_Exercise description:_
Extract from the entries below, exactly as given, only the lines from the line containing "Generate a Python" to the line containing "x_step, y_step = 0.02, 0.04", both lines included.

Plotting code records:
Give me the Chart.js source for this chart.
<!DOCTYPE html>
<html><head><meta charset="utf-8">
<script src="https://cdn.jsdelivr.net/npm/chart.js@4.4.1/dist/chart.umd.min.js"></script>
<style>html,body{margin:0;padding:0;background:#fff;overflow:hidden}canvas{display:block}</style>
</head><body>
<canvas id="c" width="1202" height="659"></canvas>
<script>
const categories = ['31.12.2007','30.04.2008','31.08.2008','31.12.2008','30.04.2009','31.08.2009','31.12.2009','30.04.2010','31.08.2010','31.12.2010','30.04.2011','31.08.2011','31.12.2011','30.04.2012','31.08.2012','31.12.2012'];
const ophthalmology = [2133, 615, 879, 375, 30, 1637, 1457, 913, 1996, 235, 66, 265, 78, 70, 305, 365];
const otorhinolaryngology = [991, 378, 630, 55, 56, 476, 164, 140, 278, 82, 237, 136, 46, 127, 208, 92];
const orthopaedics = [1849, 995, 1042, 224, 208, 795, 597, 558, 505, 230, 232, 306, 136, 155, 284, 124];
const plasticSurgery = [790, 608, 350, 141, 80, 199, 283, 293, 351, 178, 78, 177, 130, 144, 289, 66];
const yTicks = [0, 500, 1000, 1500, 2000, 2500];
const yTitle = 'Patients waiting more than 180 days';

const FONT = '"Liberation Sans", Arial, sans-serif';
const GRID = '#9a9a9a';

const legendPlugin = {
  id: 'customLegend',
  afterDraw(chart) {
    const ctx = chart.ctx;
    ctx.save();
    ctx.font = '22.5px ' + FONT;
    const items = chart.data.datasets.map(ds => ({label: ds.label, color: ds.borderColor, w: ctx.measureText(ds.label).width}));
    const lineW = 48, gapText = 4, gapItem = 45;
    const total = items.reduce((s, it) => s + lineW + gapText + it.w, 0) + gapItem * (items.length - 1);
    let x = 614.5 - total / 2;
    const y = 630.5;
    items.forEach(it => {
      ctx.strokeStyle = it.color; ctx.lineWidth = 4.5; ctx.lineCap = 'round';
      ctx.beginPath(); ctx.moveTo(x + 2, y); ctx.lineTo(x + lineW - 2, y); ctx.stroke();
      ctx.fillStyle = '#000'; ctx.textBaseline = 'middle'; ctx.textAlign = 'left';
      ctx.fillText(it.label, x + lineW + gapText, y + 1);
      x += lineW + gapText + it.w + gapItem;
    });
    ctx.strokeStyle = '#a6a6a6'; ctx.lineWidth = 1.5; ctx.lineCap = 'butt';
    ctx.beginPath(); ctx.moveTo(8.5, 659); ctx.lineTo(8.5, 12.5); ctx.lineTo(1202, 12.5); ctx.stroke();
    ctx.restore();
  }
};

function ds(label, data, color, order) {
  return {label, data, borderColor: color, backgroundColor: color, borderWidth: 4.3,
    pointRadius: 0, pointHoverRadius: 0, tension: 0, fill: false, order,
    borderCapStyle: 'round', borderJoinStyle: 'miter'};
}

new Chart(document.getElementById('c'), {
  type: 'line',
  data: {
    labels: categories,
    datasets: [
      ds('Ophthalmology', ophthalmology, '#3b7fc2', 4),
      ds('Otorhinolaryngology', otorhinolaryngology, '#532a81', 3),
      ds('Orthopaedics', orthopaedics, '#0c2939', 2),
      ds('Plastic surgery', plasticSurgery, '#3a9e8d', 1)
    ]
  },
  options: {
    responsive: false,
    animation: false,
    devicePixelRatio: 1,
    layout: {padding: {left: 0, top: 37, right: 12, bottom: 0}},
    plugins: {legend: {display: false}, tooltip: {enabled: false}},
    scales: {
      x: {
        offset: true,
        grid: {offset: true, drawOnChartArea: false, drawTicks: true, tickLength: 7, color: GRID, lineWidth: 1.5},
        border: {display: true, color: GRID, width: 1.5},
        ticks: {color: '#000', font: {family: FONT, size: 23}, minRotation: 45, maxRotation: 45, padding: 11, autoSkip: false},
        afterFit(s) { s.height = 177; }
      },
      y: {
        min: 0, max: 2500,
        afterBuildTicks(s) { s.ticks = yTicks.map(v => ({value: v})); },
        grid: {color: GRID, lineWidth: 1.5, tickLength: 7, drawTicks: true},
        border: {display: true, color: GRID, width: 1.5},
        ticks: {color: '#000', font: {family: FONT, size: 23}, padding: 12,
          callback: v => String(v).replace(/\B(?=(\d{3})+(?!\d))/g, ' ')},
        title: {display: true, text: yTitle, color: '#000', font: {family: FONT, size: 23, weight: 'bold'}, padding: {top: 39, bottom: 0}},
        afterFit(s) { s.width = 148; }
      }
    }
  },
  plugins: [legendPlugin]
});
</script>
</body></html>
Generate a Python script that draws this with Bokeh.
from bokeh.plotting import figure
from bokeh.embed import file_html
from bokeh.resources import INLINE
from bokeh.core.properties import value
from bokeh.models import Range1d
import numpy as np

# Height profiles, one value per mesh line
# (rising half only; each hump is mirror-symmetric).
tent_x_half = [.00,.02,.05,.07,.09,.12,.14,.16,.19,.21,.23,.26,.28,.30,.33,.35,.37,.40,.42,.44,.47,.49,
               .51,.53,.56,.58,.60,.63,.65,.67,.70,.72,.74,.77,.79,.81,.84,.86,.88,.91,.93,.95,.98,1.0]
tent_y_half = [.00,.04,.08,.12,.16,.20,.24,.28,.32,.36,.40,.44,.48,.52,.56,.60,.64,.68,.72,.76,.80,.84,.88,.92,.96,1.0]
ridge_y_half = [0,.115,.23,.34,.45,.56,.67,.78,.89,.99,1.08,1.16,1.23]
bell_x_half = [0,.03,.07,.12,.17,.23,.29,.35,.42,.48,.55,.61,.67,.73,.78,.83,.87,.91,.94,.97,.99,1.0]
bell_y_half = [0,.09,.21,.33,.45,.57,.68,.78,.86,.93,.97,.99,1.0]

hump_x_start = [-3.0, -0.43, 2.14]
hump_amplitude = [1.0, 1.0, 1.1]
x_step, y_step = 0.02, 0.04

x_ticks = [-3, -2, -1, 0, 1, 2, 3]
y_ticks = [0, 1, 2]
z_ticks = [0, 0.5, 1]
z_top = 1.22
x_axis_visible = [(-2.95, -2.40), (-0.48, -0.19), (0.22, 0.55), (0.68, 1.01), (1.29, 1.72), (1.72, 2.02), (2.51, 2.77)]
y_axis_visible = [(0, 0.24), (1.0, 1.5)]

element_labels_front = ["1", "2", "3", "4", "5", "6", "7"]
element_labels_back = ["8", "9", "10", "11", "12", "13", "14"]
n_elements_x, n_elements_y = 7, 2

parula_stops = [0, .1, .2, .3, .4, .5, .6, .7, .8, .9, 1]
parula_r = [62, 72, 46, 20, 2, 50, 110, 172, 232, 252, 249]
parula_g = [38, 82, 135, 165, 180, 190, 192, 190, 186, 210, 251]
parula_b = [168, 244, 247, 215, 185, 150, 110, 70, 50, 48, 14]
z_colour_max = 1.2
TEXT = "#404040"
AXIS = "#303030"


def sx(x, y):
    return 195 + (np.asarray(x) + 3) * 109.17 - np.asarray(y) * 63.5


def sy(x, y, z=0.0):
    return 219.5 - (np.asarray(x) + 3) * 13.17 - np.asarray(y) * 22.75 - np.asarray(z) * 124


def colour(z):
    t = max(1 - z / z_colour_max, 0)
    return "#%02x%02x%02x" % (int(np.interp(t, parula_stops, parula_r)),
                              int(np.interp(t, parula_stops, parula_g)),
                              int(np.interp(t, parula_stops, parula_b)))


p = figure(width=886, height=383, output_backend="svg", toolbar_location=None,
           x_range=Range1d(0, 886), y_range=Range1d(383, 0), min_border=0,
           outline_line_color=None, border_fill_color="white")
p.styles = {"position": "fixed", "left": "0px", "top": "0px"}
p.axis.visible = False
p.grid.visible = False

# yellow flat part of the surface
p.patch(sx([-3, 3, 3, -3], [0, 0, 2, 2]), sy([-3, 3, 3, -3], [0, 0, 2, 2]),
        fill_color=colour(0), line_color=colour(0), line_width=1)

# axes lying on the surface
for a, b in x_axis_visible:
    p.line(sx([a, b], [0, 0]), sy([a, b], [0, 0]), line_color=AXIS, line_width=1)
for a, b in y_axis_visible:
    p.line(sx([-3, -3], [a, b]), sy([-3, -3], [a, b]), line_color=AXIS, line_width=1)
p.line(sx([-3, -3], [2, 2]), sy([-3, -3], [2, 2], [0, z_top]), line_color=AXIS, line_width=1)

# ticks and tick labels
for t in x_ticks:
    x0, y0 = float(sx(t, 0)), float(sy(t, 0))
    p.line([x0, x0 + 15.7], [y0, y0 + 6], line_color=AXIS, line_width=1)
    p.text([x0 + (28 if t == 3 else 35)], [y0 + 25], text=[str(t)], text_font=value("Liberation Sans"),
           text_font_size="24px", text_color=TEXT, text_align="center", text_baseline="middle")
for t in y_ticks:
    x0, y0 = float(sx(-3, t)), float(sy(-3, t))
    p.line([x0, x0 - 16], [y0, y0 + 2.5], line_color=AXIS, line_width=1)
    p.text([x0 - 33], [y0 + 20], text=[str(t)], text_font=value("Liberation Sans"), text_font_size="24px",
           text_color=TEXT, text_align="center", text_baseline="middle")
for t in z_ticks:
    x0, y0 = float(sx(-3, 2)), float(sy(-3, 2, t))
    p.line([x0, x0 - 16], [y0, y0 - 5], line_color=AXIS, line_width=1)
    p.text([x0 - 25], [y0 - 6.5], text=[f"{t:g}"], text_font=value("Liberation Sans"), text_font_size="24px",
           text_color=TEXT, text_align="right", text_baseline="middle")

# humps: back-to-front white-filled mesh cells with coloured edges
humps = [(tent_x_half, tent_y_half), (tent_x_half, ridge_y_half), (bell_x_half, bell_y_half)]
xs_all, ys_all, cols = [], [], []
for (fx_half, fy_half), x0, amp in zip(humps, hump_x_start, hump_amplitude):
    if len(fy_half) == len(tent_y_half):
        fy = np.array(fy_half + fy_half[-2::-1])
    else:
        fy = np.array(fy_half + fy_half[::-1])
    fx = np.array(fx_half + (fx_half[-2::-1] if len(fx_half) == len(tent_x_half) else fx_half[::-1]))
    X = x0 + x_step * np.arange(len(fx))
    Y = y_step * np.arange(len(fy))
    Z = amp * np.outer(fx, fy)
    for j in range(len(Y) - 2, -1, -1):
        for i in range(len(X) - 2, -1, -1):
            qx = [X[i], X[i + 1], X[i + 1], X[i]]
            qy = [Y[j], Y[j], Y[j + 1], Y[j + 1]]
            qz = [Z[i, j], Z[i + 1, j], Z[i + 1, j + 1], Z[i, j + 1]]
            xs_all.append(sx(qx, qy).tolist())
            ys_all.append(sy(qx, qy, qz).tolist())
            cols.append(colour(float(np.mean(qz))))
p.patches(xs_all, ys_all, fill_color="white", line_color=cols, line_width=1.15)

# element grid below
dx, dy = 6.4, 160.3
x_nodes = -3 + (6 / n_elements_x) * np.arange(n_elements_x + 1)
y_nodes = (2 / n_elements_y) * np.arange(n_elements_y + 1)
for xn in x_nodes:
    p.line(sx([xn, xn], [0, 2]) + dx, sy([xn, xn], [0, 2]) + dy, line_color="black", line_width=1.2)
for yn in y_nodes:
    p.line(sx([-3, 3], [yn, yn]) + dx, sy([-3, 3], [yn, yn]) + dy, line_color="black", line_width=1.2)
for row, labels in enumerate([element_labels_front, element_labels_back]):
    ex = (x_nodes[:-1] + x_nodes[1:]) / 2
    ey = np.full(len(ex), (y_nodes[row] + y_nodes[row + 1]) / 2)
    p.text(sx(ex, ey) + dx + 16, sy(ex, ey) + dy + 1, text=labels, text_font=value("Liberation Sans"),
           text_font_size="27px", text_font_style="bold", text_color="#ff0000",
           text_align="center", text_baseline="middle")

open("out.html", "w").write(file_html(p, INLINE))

_Answer below:_
Generate a Python script that draws this with Bokeh.
from bokeh.plotting import figure
from bokeh.embed import file_html
from bokeh.resources import INLINE
from bokeh.core.properties import value
from bokeh.models import Range1d
import numpy as np

# Height profiles, one value per mesh line
# (rising half only; each hump is mirror-symmetric).
tent_x_half = [.00,.02,.05,.07,.09,.12,.14,.16,.19,.21,.23,.26,.28,.30,.33,.35,.37,.40,.42,.44,.47,.49,
               .51,.53,.56,.58,.60,.63,.65,.67,.70,.72,.74,.77,.79,.81,.84,.86,.88,.91,.93,.95,.98,1.0]
tent_y_half = [.00,.04,.08,.12,.16,.20,.24,.28,.32,.36,.40,.44,.48,.52,.56,.60,.64,.68,.72,.76,.80,.84,.88,.92,.96,1.0]
ridge_y_half = [0,.115,.23,.34,.45,.56,.67,.78,.89,.99,1.08,1.16,1.23]
bell_x_half = [0,.03,.07,.12,.17,.23,.29,.35,.42,.48,.55,.61,.67,.73,.78,.83,.87,.91,.94,.97,.99,1.0]
bell_y_half = [0,.09,.21,.33,.45,.57,.68,.78,.86,.93,.97,.99,1.0]

hump_x_start = [-3.0, -0.43, 2.14]
hump_amplitude = [1.0, 1.0, 1.1]
x_step, y_step = 0.02, 0.04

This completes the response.